On Thursday 2 September, US President Barack Obama got Israeli prime minister Binyamin Netanyahu and Palestinina Authority president Mahmoud Abbas together for talks in Washington.
Netanyahu and Abbas agreed to discuss a “framework” setting out the compromises both sides will make, and to meet again in Egypt on 14 and 15 September.
Obama has said he plans to get a settlement negotiated by September 2011. But prospects look difficult.
The Israeli government's partial freeze on the building of new settlements in the West Bank expires on 26 September. Netanyahu's right-wing allies in his government coalition are vehemently opposed to extending it.
A recent opinion poll of Palestinians in the West Bank and Gaza, published on 30 August, showed 55% of Palestinians backing a two-states settlement (27% for a "bi-national state", which was the other option offered in the poll, and 19% saying "don't know", "there is no answer", etc.)
The "technocratic" government in the West Bank, appointed by Mahmoud Abbas in 2007, came out of the poll much better than the Hamas regime in Gaza.
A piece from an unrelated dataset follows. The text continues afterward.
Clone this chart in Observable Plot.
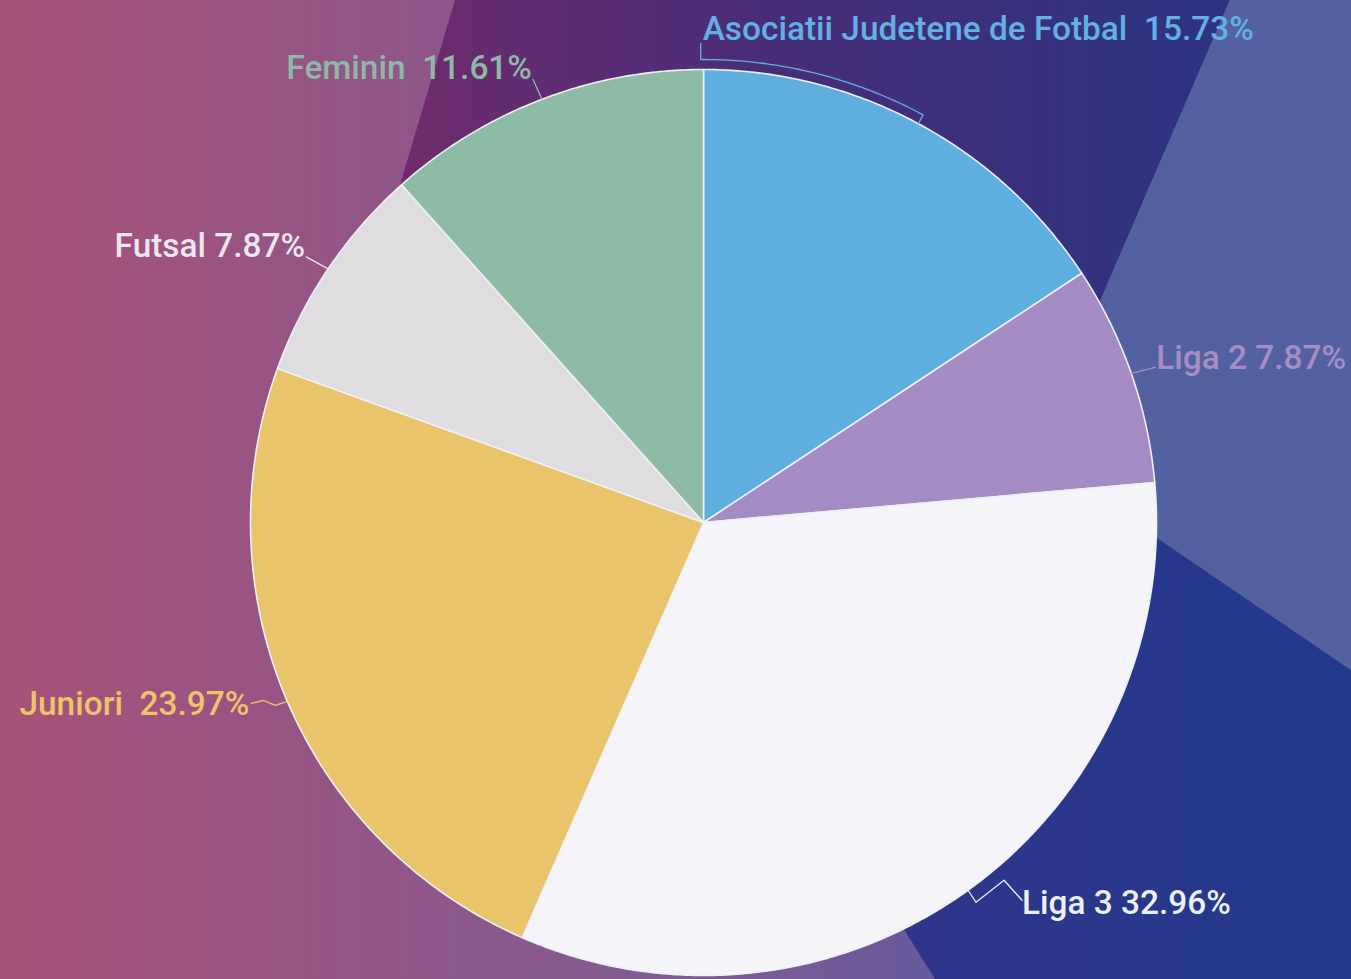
<!DOCTYPE html>
<html><head><meta charset="utf-8">
<script src="https://cdn.jsdelivr.net/npm/d3@7"></script>
<script src="https://cdn.jsdelivr.net/npm/@observablehq/plot@0.6"></script>
<style>
html,body{margin:0;padding:0;background:#6a4a8a;overflow:hidden;}
#wrap{position:relative;width:1351px;height:979px;overflow:hidden;}
#bg{position:absolute;left:0;top:0;}
#chart{position:absolute;left:0;top:0;}
#chart svg{background:transparent;}
</style></head><body>
<div id="wrap">
<svg id="bg" width="1351" height="979">
<defs>
<linearGradient id="g0" gradientUnits="userSpaceOnUse" x1="0" y1="0" x2="1351" y2="0">
<stop offset="0" stop-color="#a75279"/>
<stop offset="0.15" stop-color="#9b5380"/>
<stop offset="0.3" stop-color="#8f5687"/>
<stop offset="0.45" stop-color="#835a90"/>
<stop offset="0.6" stop-color="#745a98"/>
<stop offset="0.7" stop-color="#665a9c"/>
<stop offset="1" stop-color="#5a5aa0"/>
</linearGradient>
<linearGradient id="g1" gradientUnits="userSpaceOnUse" x1="400" y1="0" x2="1230" y2="0">
<stop offset="0" stop-color="#6e2b6c"/>
<stop offset="0.45" stop-color="#472d77"/>
<stop offset="1" stop-color="#2c3482"/>
</linearGradient>
<linearGradient id="g2" gradientUnits="userSpaceOnUse" x1="760" y1="0" x2="1351" y2="0">
<stop offset="0" stop-color="#33338a"/>
<stop offset="1" stop-color="#223a8c"/>
</linearGradient>
</defs>
<rect width="1351" height="979" fill="url(#g0)"/>
<polygon points="455,0 1230,0 1034,454 760,700 330,420" fill="url(#g1)"/>
<polygon points="1034,454 1351,670 1351,979 935,979 760,700" fill="url(#g2)"/>
<polygon points="1230,0 1351,0 1351,670 1034,454" fill="#5461a1"/>
</svg>
<div id="chart"></div>
</div>
<script>
// ---- data ----
const categories = ["Asociatii Judetene de Fotbal", "Liga 2", "Liga 3", "Juniori", "Futsal", "Feminin"];
const shares = [15.73, 7.87, 32.96, 23.97, 7.87, 11.61];
const separators = ["  ", " ", " ", "  ", " ", "  "];
const sliceColors = ["#5eaee0", "#a58bc4", "#f5f5f9", "#e9c46a", "#dfdde0", "#8ebba5"];
const labelColors = ["#62b0e4", "#a58ec6", "#eef0f8", "#ecc46a", "#ece6ee", "#8fb8a8"];

// ---- layout (pixels) ----
const W = 1351, H = 979, CX = 703, CY = 522, R = 453;
// text anchor offset from slice's outer mid point (screen px, y down)
const labelOffsets = [null, [25, -15], [54, 13], [-38, 3], [-23, -23], [-10, -31]];
const leaderOffsets = [null, [[0,0],[24,-6]], [[0,0],[8,12],[36,-10],[54,10]], [[0,0],[-12,4],[-24,-1],[-36,2]], [[0,0],[-22,-12]], [[0,0],[-9,-20]]];

const total = d3.sum(shares);
let cum = 0;
const slices = categories.map((c, i) => {
  const a0 = cum / total * 2 * Math.PI; cum += shares[i];
  const a1 = cum / total * 2 * Math.PI;
  return {c, i, a0, a1, mid: (a0 + a1) / 2};
});
const pt = (a, r) => [r * Math.sin(a), r * Math.cos(a)];

const slicePts = [];
for (const s of slices) {
  slicePts.push({c: s.c, x: 0, y: 0});
  const n = Math.max(2, Math.ceil((s.a1 - s.a0) / (Math.PI / 360)));
  for (let k = 0; k <= n; k++) {
    const [x, y] = pt(s.a0 + (s.a1 - s.a0) * k / n, R);
    slicePts.push({c: s.c, x, y});
  }
  slicePts.push({c: s.c, x: 0, y: 0});
}

const leaderPts = [];
const labels = [];
for (const s of slices) {
  const [px, py] = pt(s.mid, R);
  const text = `${s.c}${separators[s.i]}${shares[s.i].toFixed(2)}%`;
  if (s.i === 0) {
    // bracket leader along the arc
    const rr = R + 10;
    leaderPts.push({k: s.c, x: px, y: py});
    const a1 = -0.006;
    const n = 60;
    for (let k = 0; k <= n; k++) {
      const [x, y] = pt(s.mid + (a1 - s.mid) * k / n, rr);
      leaderPts.push({k: s.c, x, y});
    }
    const [ex, ey] = pt(a1, rr);
    leaderPts.push({k: s.c, x: ex, y: ey + 16});
    labels.push({text, x: ex + 2, y: ey + 30, anchor: "start", color: labelColors[s.i]});
  } else {
    for (const [dx, dy] of leaderOffsets[s.i]) leaderPts.push({k: s.c, x: px + dx, y: py - dy});
    const [ox, oy] = labelOffsets[s.i];
    labels.push({text, x: px + ox, y: py - oy, anchor: ox > 0 ? "start" : "end", color: labelColors[s.i]});
  }
}
const leaderColor = new Map(categories.map((c, i) => [c, labelColors[i]]));

const font = {fontFamily: "Roboto", fontSize: 33.4, fontWeight: 500};
const plot = Plot.plot({
  width: W, height: H,
  margin: 0,
  x: {domain: [-CX, W - CX], range: [0, W], axis: null},
  y: {domain: [-(H - CY), CY], range: [H, 0], axis: null},
  color: {domain: categories, range: sliceColors},
  style: {background: "transparent", overflow: "visible"},
  marks: [
    Plot.line(slicePts, {x: "x", y: "y", z: "c", fill: "c", stroke: "#eef0f6", strokeWidth: 1.6, strokeLinejoin: "round"}),
    Plot.line(leaderPts, {x: "x", y: "y", z: "k", stroke: d => leaderColor.get(d.k), strokeWidth: 1.3}),
    Plot.text(labels.filter(d => d.anchor === "start"), {x: "x", y: "y", text: "text", fill: d => d.color, textAnchor: "start", ...font}),
    Plot.text(labels.filter(d => d.anchor === "end"), {x: "x", y: "y", text: "text", fill: d => d.color, textAnchor: "end", ...font})
  ]
});
document.getElementById("chart").appendChild(plot);
</script>
</body></html>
Many Palestinians see it as having improved security and reduced corruption.
But only 32% of Palestinians are for direct negotiations now (as against indirect negotiations, or a freeze for now on negotiations). 66% think that Obama is "not in a position" to get an independent Palestinian state established alongside Israel.
Thus Abbas came under considerable pressure over going to Washington at all, and has said that he will withdraw from talks if the settlement freeze is not extended.
There are reasons to think that Obama and those around him really want to push for a settlement.
In evidence to the Senate Armed Services Committee in March, David Petraeus, the top US military commander for the Middle East, listed his top concern for the region as:
"Insufficient progress toward a comprehensive Middle East peace. The enduring hostilities between Israel and some of its neighbors present distinct challenges to our ability to advance our interests in the [region]... The conflict foments anti-American sentiment, due to a perception of US favoritism for Israel".
However, Obama has not yet felt strong or confident enough to put sufficient pressure on Netanyahu to stop the settlements long-term and negotiate seriously for a deal.
"Two states" remains the only formula which can accommodate the democratic rights to self-determination of both nations, Israeli Jews and Palestinian Arabs, and thus the only formula which can arm workers, Arab and Jewish, to unite across the borders.